If you’ve spent enough time working with Google Analytics data, you know that the numbers you see on Google Analytics can be a bit… slippery. Various explanations can be found on the forums, that all of the various servers gathering analytics don’t always report back on time is one of the more reasonable-sounding explanations. Scott Stadum, our resident analytics analyzer, has seen different numbers from the front end versus the API as well as when checking the same observation on a different day. A search on the forums will turn up others who have seen the same issue. There are surely legitimate reasons to revise data, particularly when seeking the most accurate measures. However, not knowing when or how often these changes are made (and if there is a point when the number becomes canonical) makes it difficult to know when a tool like Lapidus should go back and revise it’s recorded numbers. Moving forward, this is something that may cause new headaches, but at least the numbers can be reimported with a simple management command.

Tweets per site

There were a few other metrics we wanted to capture, amongst them the number of tweets about a site.
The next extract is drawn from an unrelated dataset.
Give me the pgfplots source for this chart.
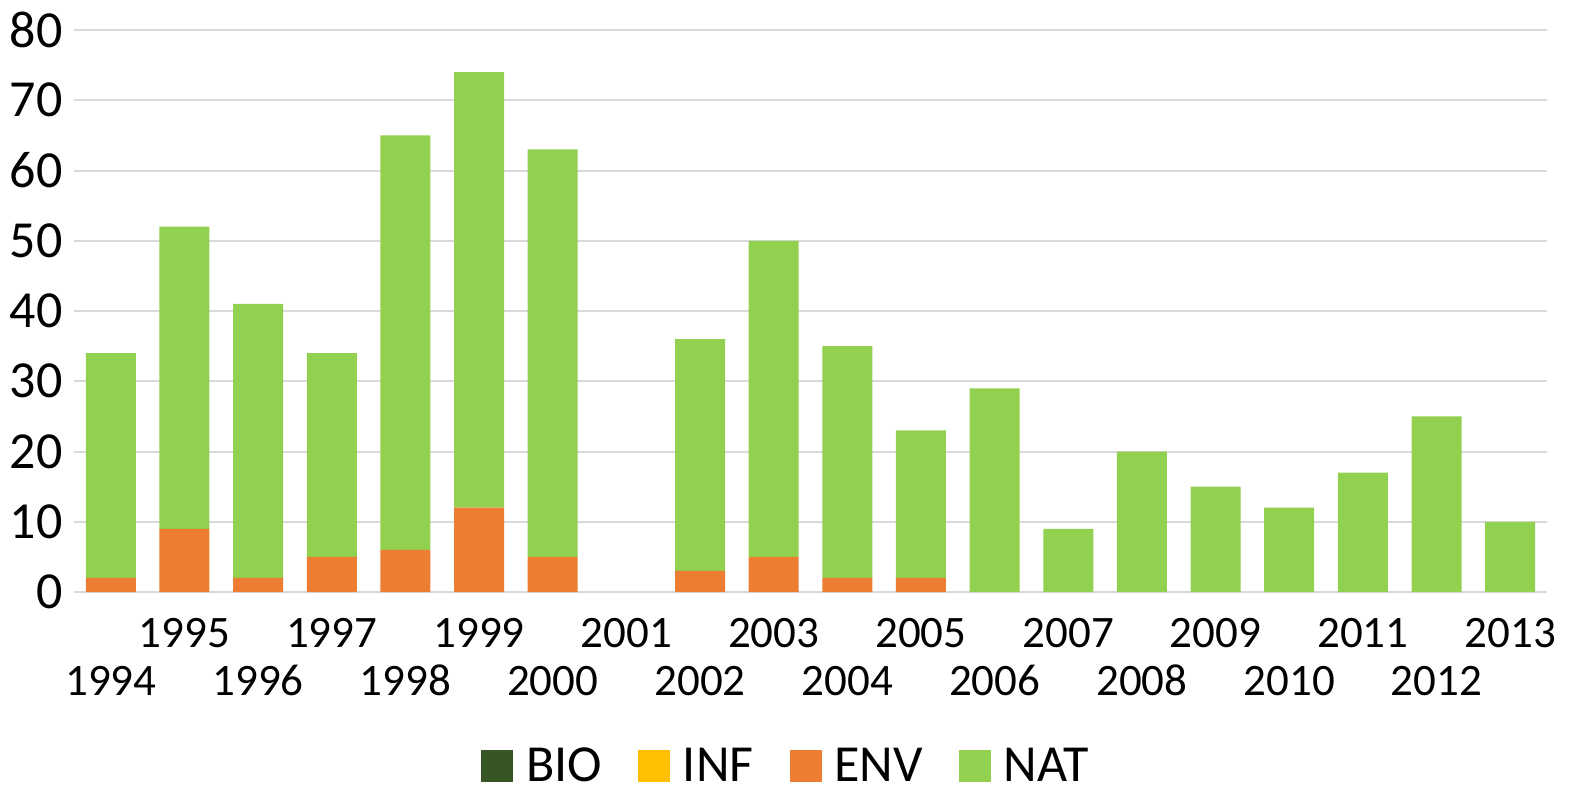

There are analytics tools that capture and calculate this, and Google Analytics has recently started tracking tweets and displaying them in their front-end. However, their calculations are not currently available via their API. The Twitter API has an unofficial endpoint where you can uncover the the ‘tweet count’ for a particular URL, but they (to my knowledge) do not calculate a value for an entire domain. To calculate this intelligently, Lapidus would need to generate a site map (filtering out non-tweetable pages like API URLs) for a project’s domain and then query Twitter for each URL. Google is already doing this heavy lifting (after acquiring a few social analytics companies in 2011), they simply have not yet exposed this social data as part of their API. There is a feature request ticket on their issue tracker, and the social engagement features are relatively new to Google Analytics, so it seems likely that this will become available in the near future.

Room for improvement

There are already some features we know we would like to add or update, amongst them:

Update to Google Analytics’ new Core Reporting API. On December 5, Google announced an update (and name change) to their Data Export API. Version 3.0 of the newly minted Core Reporting API returns JSON rather than XML, and requires that applications be registered and use OAuth 2.0 for requests. This announcement was made fairly late in the process for developing Lapidus, but updating to Core Reporting API v3.0 is a priority moving forward.
Test new metrics. So far every metric used to test this app has been a daily-recorded value or a cumulative value with no period, so the daily time period is the one supported in the dashboard. Some of this is simply writing new (or updated) views, but there are also considerations to make about how different periods will display. When does it make sense to display hourly measurements next to daily? or weekly? At some point this will become an issue that needs to be addressed.
More metadata. Beyond the numbers and lists we record, it would be great to provide ways to define more qualitative analyses. What is a good or bad number when talking about bounce rate or number of downloads or any other metric?
Build admin tools for configuration and customization. In order to support more customization options, it makes sense to build out an admin that allows the customization of views and observation metadata in the admin web interface. Currently some of the customization is in the admin (creating Project, Unit, and Metric objects), while some pieces are in JSON files (connecting Project’s to Google Analytics, for example). A truly flexible dashboard will allow site administrator’s to handle configuration, define additional metadata (used to provide additional options used in rendering templates), and control view output via the admin interface. It will be important to find the right balance between flexibility and simplicity.

Moving forward

Lapidus seeks to address some of Sunlight’s analytics reporting needs while remaining flexibility enough for others to adapt to their metrics needs. We’ve put our code on Github; we hope those with similar needs will find it useful.